Handling Faults in Python Generator Chains
July 11, 2008Here’s an idea I’m going to try Real Soon Now -
David Beazley gave a cool talk at PyCon ‘08, called “Generator Tricks for System Programmers.” Take a look if you haven’t, and are interested in this kind of stuff – his slides use the processing of an Apache log as the running example, it’s fairly practical and relevant stuff.
Down at the very end of the talk (slide 71 of 71… the slides are here) David mentions a number of pitfalls with the technique, and error handling is one of them. The problem is essentially that when a chain of generators is used for offline processing of a large data stream, it becomes difficult to know when to catch exceptions and what to do with them.
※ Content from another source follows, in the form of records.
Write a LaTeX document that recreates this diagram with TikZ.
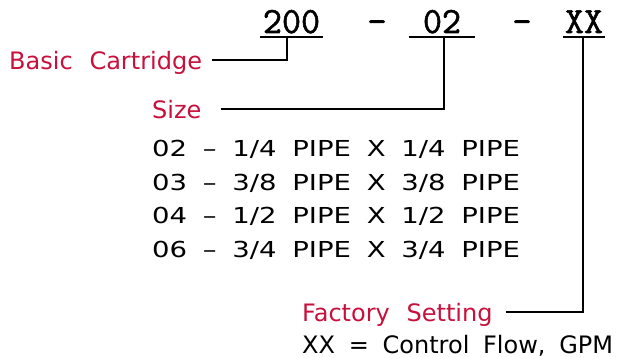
\documentclass[tikz,border=0pt]{standalone}
\usepackage{fontspec}
\setmainfont{DejaVu Sans}[WordSpace=2.2]
\setmonofont{Latin Modern Mono}[FakeBold=1.5]
\newfontfamily\notefont{DejaVu Sans}[WordSpace=1.8]
\newfontfamily\listfont{DejaVu Sans}[FakeStretch=1.25,WordSpace=1.8]
\usetikzlibrary{positioning}
\definecolor{labelred}{RGB}{200,16,60}

\begin{document}
\begin{tikzpicture}[
  x=1pt, y=-1pt,
  conn/.style={draw, line width=2pt},
  code/.style={font=\ttfamily\fontsize{37}{37}\selectfont, inner xsep=0pt,
               inner ysep=4pt, text height=23pt, text depth=0pt, anchor=base},
  lbl/.style={font=\fontsize{24}{24}\selectfont, text=labelred, inner sep=0pt,
              text height=19pt, text depth=0pt, anchor=base west},
  note/.style={lbl, font=\notefont\fontsize{24}{24}\selectfont, text=black},
  row/.style={font=\listfont\fontsize{22}{22}\selectfont, inner sep=0pt,
              anchor=base west},
]
\useasboundingbox (0,0) rectangle (623,358);
% Part number
\node[code, minimum width=63pt] (c200) at (291.5,33) {200};
\node[code] (dash1) at (377,33) {–};
\node[code, minimum width=66pt] (c02) at (442,33) {02};
\node[code] (dash2) at (522,33) {–};
\node[code, minimum width=42pt] (cXX) at (584,33) {XX};
\draw[conn] (c200.south west) -- (c200.south east);
\draw[conn] (c02.south west) -- (c02.south east);
\draw[conn] (cXX.south west) -- (cXX.south east);
% Labels
\node[lbl] (basic) at (9,69.5) {Basic Cartridge};
\node[lbl] (size) at (152,118.5) {Size};
\node[lbl] (factory) at (302,321.5) {Factory Setting};
\node[note] (flow) at (302,353) {XX = Control Flow, GPM};
% Size list
\node[row] (r02) at (152,157) {02 – 1/4 PIPE X 1/4 PIPE};
\node[row] (r03) at (152,190) {03 – 3/8 PIPE X 3/8 PIPE};
\node[row] (r04) at (152,223.5) {04 – 1/2 PIPE X 1/2 PIPE};
\node[row] (r06) at (152,257) {06 – 3/4 PIPE X 3/4 PIPE};
% Leaders
\draw[conn, shorten <=10pt] (basic.east) -| ([xshift=-4.5pt]c200.south);
\draw[conn, shorten <=19pt] (size.east) -| ([xshift=2pt]c02.south);
\draw[conn, shorten <=13pt] (factory.east) -| ([xshift=-1pt]cXX.south);
\end{tikzpicture}
\end{document}
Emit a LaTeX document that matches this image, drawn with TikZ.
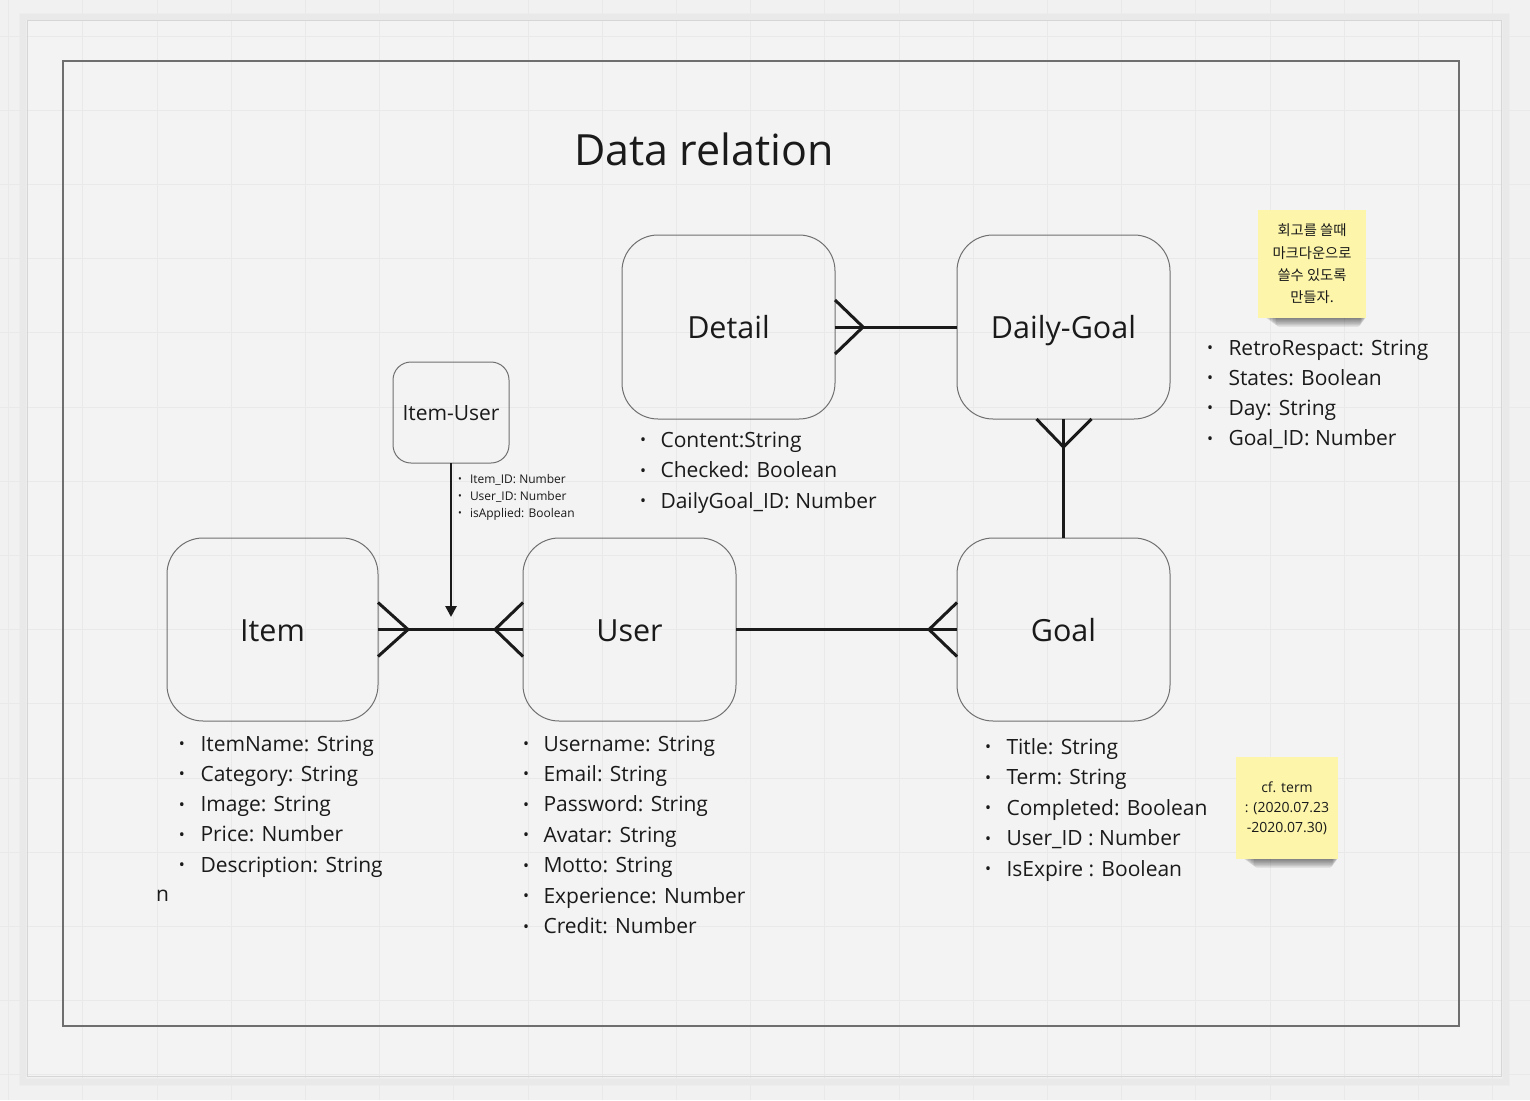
\documentclass[tikz,border=0pt]{standalone}
\usepackage{fontspec}
\setmainfont{Open Sans}
\newfontfamily\krfont{Noto Sans CJK KR}
\usetikzlibrary{calc,arrows.meta}
\definecolor{bg}{HTML}{F1F1F1}
\definecolor{framefill}{HTML}{F3F3F3}
\definecolor{gridc}{HTML}{E9E9E9}
\definecolor{ink}{HTML}{1A1A1A}
\definecolor{boxc}{HTML}{707070}
\definecolor{framec}{HTML}{6E6E6E}
\definecolor{frameedge}{HTML}{D6D6D6}
\definecolor{sticky}{HTML}{FDF6AA}
% name, bullet x, text x, first baseline, pitch, bullet raise, style, items
\newcommand\attrlist[8]{%
  \foreach \t [count=\i] in {#8} {%
    \node[#7, anchor=base west] (#1-\i) at (#3, {#4+(\i-1)*#5}) {\t};
    \node[#7bul] (#1-b\i) at (#2, {#4+(\i-1)*#5-#6}) {•};
  }}
% x1, x2, bottom
\newcommand\noteshadow[3]{%
  \foreach \k in {1,...,8} {%
    \fill[black, opacity=0.07, rounded corners=3pt] ({#1+6+1.5*\k}, {#3-6}) rectangle ({#2+1-0.8*\k}, {#3+1.1*\k});
  }}
\begin{document}
\begin{tikzpicture}[x=1pt, y=-1pt,
  every node/.style={inner sep=0pt, outer sep=0pt, text=ink},
  box/.style={draw=boxc, line width=1pt, rounded corners=36pt, minimum width=213pt, minimum height=184pt, font=\fontsize{30.5}{36}\selectfont, text height=23.8pt, text depth=0pt},
  attr/.style={font=\fontsize{21}{25}\selectfont},
  attrbul/.style={font=\fontsize{16}{18}\selectfont},
  small/.style={font=\fontsize{12}{14}\selectfont},
  smallbul/.style={font=\fontsize{10}{12}\selectfont},
  rel/.style={draw=ink, line width=3pt},
  arr/.style={draw=ink, line width=2.6pt, -{Triangle[length=11pt,width=11pt]}},
  note/.style={fill=sticky, minimum width=108pt, minimum height=108pt, align=center}
]
\useasboundingbox (0,0) rectangle (1530,1100);
\fill[bg] (0,0) rectangle (1530,1100);
% outer frame shadow
\foreach \k in {1,...,7} {
  \draw[black, opacity=0.015, line width=2pt] (27-\k, 21-\k) rectangle (1502+\k, 1078+\k);
}
\fill[framefill] (27,20) rectangle (1501,1076);
% grid
\foreach \g in {0,...,20} { \draw[gridc, line width=1pt] (8.6+74.2*\g, 0) -- (8.6+74.2*\g, 1100); }
\foreach \g in {0,...,14} { \draw[gridc, line width=1pt] (0, 36+74.2*\g) -- (1530, 36+74.2*\g); }
\draw[frameedge, line width=1pt] (27,20) rectangle (1501,1076);
\draw[framec, line width=1.3pt] (63,61) rectangle (1459,1026);

% title
\node[anchor=base west, font=\fontsize{43}{50}\selectfont] (title) at (574,165) {Data relation};

% entities
\node[box] (detail) at (728.5,327) {Detail};
\node[box] (daily) at (1063.5,327) {Daily-Goal};
\node[box, rounded corners=18pt, minimum width=116pt, minimum height=101pt, font=\fontsize{21}{25}\selectfont, text height=16pt] (iu) at (451,412.5) {Item-User};
\node[box, minimum width=211pt, minimum height=183pt] (item) at (272.5,629.5) {Item};
\node[box, minimum height=183pt] (user) at (629.5,629.5) {User};
\node[box, minimum height=183pt] (goal) at (1063.5,629.5) {Goal};

% relations
\draw[rel] (detail.east) -- (daily.west);
\draw[rel] ($(detail.east)+(0,-27)$) -- ($(detail.east)+(28,0)$) -- ($(detail.east)+(0,27)$);
\draw[rel] (daily.south) -- (goal.north);
\draw[rel] ($(daily.south)+(-27,0)$) -- ($(daily.south)+(0,28)$) -- ($(daily.south)+(28,0)$);
\draw[rel] (user.east) -- (goal.west);
\draw[rel] ($(goal.west)+(0,-27)$) -- ($(goal.west)+(-28,0)$) -- ($(goal.west)+(0,27)$);
\draw[rel] (item.east) -- (user.west);
\draw[rel] ($(item.east)+(0,-27)$) -- ($(item.east)+(30,0)$) -- ($(item.east)+(0,27)$);
\draw[rel] ($(user.west)+(0,-27)$) -- ($(user.west)+(-28,0)$) -- ($(user.west)+(0,27)$);
\coordinate (iutip) at (451,617);
\draw[arr] (iu.south) -- (iutip);

% attribute lists
\attrlist{det}{643}{660.5}{447}{30.5}{5.3}{attr}{Content:String, Checked: Boolean, DailyGoal\_ID: Number}
\attrlist{dg}{1210}{1228.5}{355}{30.2}{5.3}{attr}{RetroRespact: String, States: Boolean, Day: String, Goal\_ID: Number}
\attrlist{it}{182}{200.5}{751}{30.25}{5.3}{attr}{ItemName: String, Category: String, Image: String, Price: Number, Description: String}
\attrlist{us}{526}{543.5}{751}{30.4}{5.3}{attr}{Username: String, Email: String, Password: String, Avatar: String, Motto: String, Experience: Number, Credit: Number}
\attrlist{go}{988}{1006.5}{754}{30.5}{5.3}{attr}{Title: String, Term: String, Completed: Boolean, User\_ID : Number, IsExpire : Boolean}
\attrlist{iul}{460}{470}{483}{17}{3.2}{small}{Item\_ID: Number, User\_ID: Number, isApplied: Boolean}
\node[attr, anchor=base west] (stray) at (156,901.7) {n};

% sticky notes
\noteshadow{1258}{1366}{318}
\node[note, font=\krfont\fontsize{14.3}{22.3}\selectfont] (krnote) at (1312,264) {회고를 쓸때\\마크다운으로\\쓸수 있도록\\만들자.};
\noteshadow{1236}{1338}{859}
\node[note, minimum width=102pt, minimum height=102pt, font=\fontsize{14}{20}\selectfont] (cfnote) at (1287,808) {cf. term\\: (2020.07.23\\-2020.07.30)};
\end{tikzpicture}
\end{document}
In particular, the link in the generator chain that raises an exception may not have any access to the data that the processing chain started with – the log line, in the Apache example. And if you have a large data set then this might come up thousands of times, so you really can’t handle faults by stopping and fixing…
In one case there might be a very nice solution for this. The case is when the exceptions are a result of malformed or otherwise exceptional data, and the right reaction is to filter this data into a separate file for manual or special processing later. And, the solution is to pass the exception back up the yield chain, using the send primitive. The semantics are basically, “hey, that didn’t work so well for us here down the line, could you please put this one aside for special processing…” In the Apache example, the outcome could be a new log excerpt with only the lines that raised exceptions during normal processing.
Some related reading – generator coroutines PEP, and thoughts on send semantics.
I’ll post a code sample when I get around to trying this out.